Setting What $T$ does Typical value
LLM text generation Controls creativity vs. coherence of generated tokens 0.7 – 1.0 (creative), 0.0 – 0.3 (deterministic)
Knowledge distillation Higher $T$ exposes the “dark knowledge” in the teacher's soft logits $T \approx 4$ (Hinton et al. 2015)
Diffusion classifier-free guidance Plays a similar role: trades fidelity for diversity guidance scale $w \approx 3-7$
Reinforcement learning (Boltzmann exploration) Selects actions: high $T$ explores, low $T$ exploits annealed from high to low
Calibration A single learned $T$ rescales overconfident model outputs $T > 1$ usually (temperature scaling)

The same one-line formula—divide logits by $T$ before softmax—runs through all of these. Once you understand the bar chart above, you understand all of them.

Step 6

Three things people get wrong about softmax

Myth

“Softmax outputs are calibrated probabilities.”
They sum to one, so they look like probabilities. But modern deep networks are typically overconfident—the largest softmax value is much higher than the model's true accuracy on those examples.

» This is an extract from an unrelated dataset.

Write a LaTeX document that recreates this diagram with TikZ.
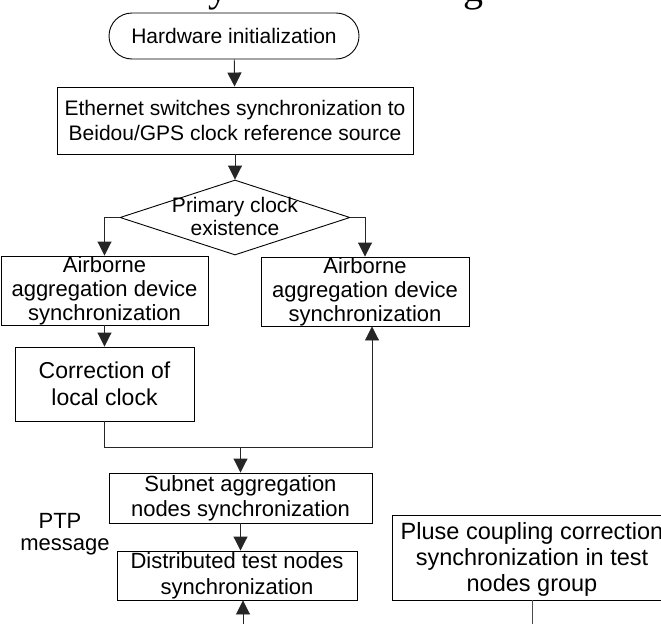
\documentclass[tikz,border=0pt]{standalone}
\usepackage{fontspec}
\setmainfont{Liberation Sans}
\newfontfamily\titleserif{Liberation Serif}
\usetikzlibrary{shapes.geometric,arrows.meta}
\begin{document}
\begin{tikzpicture}[x=1pt,y=-1pt,
  box/.style={draw,line width=0.9pt,inner sep=0pt,align=center,font=\fontsize{22}{24}\selectfont},
  arr/.style={line width=0.9pt,draw=black!85,-{Triangle[width=14pt,length=14pt]}},
  ln/.style={line width=0.9pt,draw=black!70},
  lbl/.style={inner sep=0pt,font=\fontsize{22}{24}\selectfont},
  frag/.style={inner sep=0pt,anchor=base,font=\titleserif\fontsize{40}{40}\selectfont}]
\useasboundingbox (0,0) rectangle (661,624);
% cropped title fragments
\node[frag] (ty) at (218,1.5) {y};
\node[frag] (tg) at (473,1) {g};
% nodes
\node[box,rounded corners=23pt,minimum width=250pt,minimum height=46pt,font=\fontsize{21}{24}\selectfont] (hw) at (234,36) {Hardware initialization};
\node[box,minimum width=356pt,minimum height=67pt,font=\fontsize{21}{25}\selectfont] (eth) at (235,120.5) {Ethernet switches synchronization to\\Beidou/GPS clock reference source};
\node[draw,diamond,line width=0.9pt,inner sep=0pt,minimum width=230pt,minimum height=75pt] (dia) at (235,217.5) {};
\node[lbl,align=center,font=\fontsize{21}{23}\selectfont] (diat) at (235,216) {Primary clock\\existence};
\node[box,minimum width=207pt,minimum height=69pt] (lbox) at (104.5,290.5) {Airborne\\aggregation device\\synchronization};
\node[box,minimum width=208pt,minimum height=69pt] (rbox) at (365,291.5) {Airborne\\aggregation device\\synchronization};
\node[box,minimum width=179pt,minimum height=74pt,font=\fontsize{23}{27}\selectfont] (corr) at (104.5,384) {Correction of\\local clock};
\node[box,minimum width=263pt,minimum height=50pt,font=\fontsize{22}{25}\selectfont] (subnet) at (240.5,498) {Subnet aggregation\\nodes synchronization};
\node[box,minimum width=240pt,minimum height=49pt,font=\fontsize{22}{26}\selectfont] (dist) at (237,575.5) {Distributed test nodes\\synchronization};
\node[box,minimum width=280pt,minimum height=85pt,font=\fontsize{23.5}{26}\selectfont,text depth=2pt] (pluse) at (532,557.5) {Pluse coupling correction\\synchronization in test\\nodes group};
\node[lbl] (ptp) at (60,521) {PTP};
\node[lbl] (msg) at (65,547) {message};
% free ends
\coordinate (jr) at (372,447);
\coordinate (bot) at (243,624);
\coordinate (pb) at (532,624);
% connectors
\draw[arr] (hw) -- (eth);
\draw[arr] (eth) -- (dia);
\draw[arr] (dia.west) -| (lbox.north);
\draw[arr] (dia.east) -| (rbox.north);
\draw[arr] (lbox) -- (corr);
\draw[arr] (corr.south) |- (jr) -- (jr |- rbox.south);
\draw[arr] (subnet.north |- jr) -- (subnet.north);
\draw[arr] (subnet.south) -- (subnet.south |- dist.north);
\draw[arr] (bot) -- (bot |- dist.south);
\draw[ln] (pluse.south) -- (pb);
\end{tikzpicture}
\end{document}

Calibration (like learned temperature scaling) fixes this.

Myth

“You should apply softmax then cross-entropy loss.”
You should not. PyTorch's CrossEntropyLoss applies softmax internally, and computing it twice gives wrong gradients. Pass raw logits.

Myth

“Lower temperature is always more accurate.”
For greedy decoding ($T=0$), yes—but for evaluation across a distribution, calibrated probabilities ($T \approx 1$) give better uncertainty estimates and better downstream pipeline behavior.

Final takeaway. Softmax is the canonical way to turn unbounded scores into a probability distribution. The temperature parameter $T$ smoothly trades determinism for diversity by reshaping the entropy of that distribution. You now know what the slider in every LLM API is actually doing.